Good week, bad week for Boeing

It was good news and bad news for Orbiter provider Boeing this week with another successful Space Shuttle mission but a gloomy horizon for the company’s hopes of gaining work on NASA’s Orion crew vehicle launcher Ares I.
Shuttle Atlantis’s STS-115 assembly mission to the International Space Station (ISS) is the first in four years and 2006 is the first year since 2002 that NASA has flown more than one mission in a year.
The last assembly mission was to install the Port one truss, which STS-115′s Port three, Port four truss was attached to last week.
If NASA successfully launches Shuttle Discovery on 14 December for STS-116 the space agency can face 2007 with renewed vigour.
Considering NASA regularly launched shuttles six or seven times a year in the 1990s the schedule for the reusable spaceplane’s last four years, of about four missions a year, is achievable.
While retirement for Shuttle is beginning to look like a smooth wind down Boeing’s hopes of winning NASA’s Ares I upper stage contract must have withered when they heard about the competition.

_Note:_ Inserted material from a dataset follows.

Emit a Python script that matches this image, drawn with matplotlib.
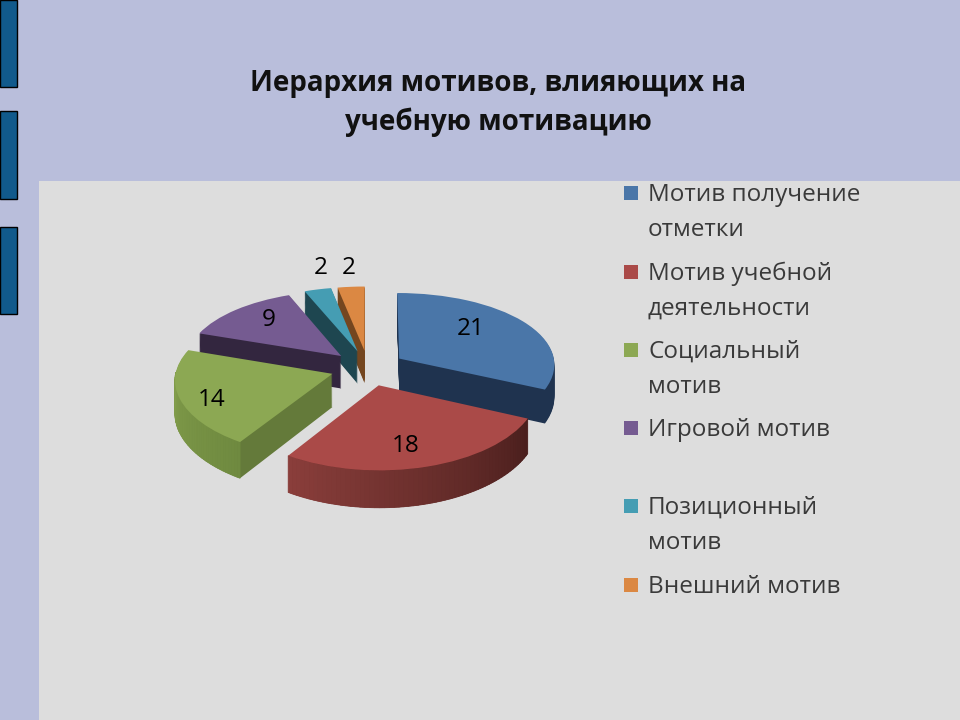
import numpy as np
import matplotlib
matplotlib.use("Agg")
import matplotlib.pyplot as plt
from matplotlib.patches import Rectangle, Polygon
from matplotlib.transforms import Transform
from matplotlib.colors import to_rgb

# Данные диаграммы
title_lines = ["Иерархия мотивов, влияющих на", "учебную мотивацию"]
labels = ["Мотив получение\nотметки", "Мотив учебной\nдеятельности", "Социальный\nмотив",
          "Игровой мотив", "Позиционный\nмотив", "Внешний мотив"]
values = [21, 18, 14, 9, 2, 2]
colors = ["#4A76A8", "#AA4A48", "#8CA853", "#755B91", "#459DB3", "#DB8843"]
side_colors = ["#1F334F", "#4A1F1D", "#647A3A", "#33263F", "#1E4650", "#74461F"]

plt.rcParams["font.family"] = ["Open Sans", "DejaVu Sans"]

DEPTH = 33
CX, CY, RX, RY = 368, 368, 156, 73.5
KX, KY = 0.07, 0.095


# Наклон круга: плоскость диаграммы -> пиксели картинки
class Tilt(Transform):
    input_dims = 2
    output_dims = 2

    def __init__(self, z):
        super().__init__()
        self.z = z

    def transform_non_affine(self, xy):
        xy = np.asarray(xy)
        sx = 1 / (1 + KX * xy[:, 1])
        sy = 1 / (1 + KY * xy[:, 1])
        return np.column_stack((CX + RX * xy[:, 0] * sx, CY - RY * xy[:, 1] * sy + self.z * sy))


fig = plt.figure(figsize=(9.6, 7.2), dpi=100, facecolor="#B9BEDB")
ax = fig.add_axes([0, 0, 1, 1])

# Слои: снизу тёмные боковины, сверху цветная грань
order = [5, 4, 3, 0, 2, 1]
explode = [0.24] * len(values)
for z in list(range(DEPTH, 0, -1)) + [0]:
    wedges, _ = ax.pie(values, explode=explode, startangle=90, counterclock=False)
    for i, w in enumerate(wedges):
        w.set_transform(Tilt(z) + ax.transData)
        w.set_facecolor(colors[i] if z == 0 else side_colors[i])
        w.set_edgecolor("none")
        w.set_zorder(3 + order.index(i) * 2 + (1.5 if z == 0 else 0.5 - z * 0.001))

ax.set_aspect("auto")
ax.set_xlim(0, 960)
ax.set_ylim(720, 0)
ax.axis("off")

# Градиент на внешней стороне красного и зелёного секторов
rim = {1: ("#4A1F1D", "#8A3E3B"), 2: ("#6F8A40", "#88A34E")}
angles = 90 - np.cumsum([0] + values) / sum(values) * 360
for i, (c_right, c_left) in rim.items():
    mid = np.radians((angles[i] + angles[i + 1]) / 2)
    ox, oy = explode[i] * np.cos(mid), explode[i] * np.sin(mid)
    th = np.radians(np.linspace(angles[i], angles[i + 1], 61))
    top, bot = Tilt(0), Tilt(DEPTH)
    x, y = ox + np.cos(th), oy + np.sin(th)
    pts_top = top.transform(np.column_stack((x, y)))
    pts_bot = bot.transform(np.column_stack((x, y)))
    a, b = np.array(to_rgb(c_right)), np.array(to_rgb(c_left))
    for j in range(60):
        if np.sin(th[j]) > 0.02 and i == 2:
            continue
        t = j / 59
        col = a + (b - a) * t
        poly = np.vstack((pts_top[j:j + 2], pts_bot[j:j + 2][::-1]))
        ax.add_patch(Polygon(poly, closed=True, facecolor=col, edgecolor=col, lw=0.6,
                             zorder=3 + order.index(i) * 2 + 1))

# Подписи значений
label_x = [471, 406, 212, 269, 321, 349]
label_y = [329, 446, 400, 320, 268, 268]
for x, y, v in zip(label_x, label_y, values):
    ax.text(x, y, str(v), fontsize=17.5, color="black", ha="center", va="center", zorder=30)

# Фон слайда
ax.add_patch(Rectangle((39, 181), 921, 539, facecolor="#DDDDDD", edgecolor="none", zorder=0))
for y0, y1 in [(0, 87), (111, 199), (227, 314)]:
    ax.add_patch(Rectangle((0, y0), 17, y1 - y0, facecolor="#115A8C", edgecolor="black", lw=1, zorder=1))

# Заголовок
ax.text(498, 84, title_lines[0], fontsize=20, fontweight="bold", ha="center", va="center", color="#111111")
ax.text(498, 122, title_lines[1], fontsize=20, fontweight="bold", ha="center", va="center", color="#111111")

# Легенда
legend_y = [194, 273, 351, 429, 507, 586]
for lab, col, y in zip(labels, colors, legend_y):
    ax.add_patch(Rectangle((624, y - 8), 14, 14, facecolor=col, edgecolor="none", zorder=5))
    for k, line in enumerate(lab.split("\n")):
        ax.text(648, y + 1 + k * 35, line, fontsize=17.5, color="#3A3A3A", ha="left", va="center")

fig.savefig("out.png", dpi=100, facecolor=fig.get_facecolor())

The announcement of the team of Ares I first stage integrator ATK, Orion crew and service module prime contractor Lockheed Martin and upper stage main engine provider Pratt & Whitney Rocketdyne must have had Boeing executives putting their heads in their hands.
The ATK led Lockheed, P&W dream team simply isn’t going to be beaten by anyone. Two of the companies already have contracts with NASA for Ares I and the space agency announced earlier this year that its Lockheed managed Michoud Assembly Facility will build Ares I upper stage structures.
Despite the pride Boeing can feel about its Orbiter its longer term place in the space industry is looking decidedly weak.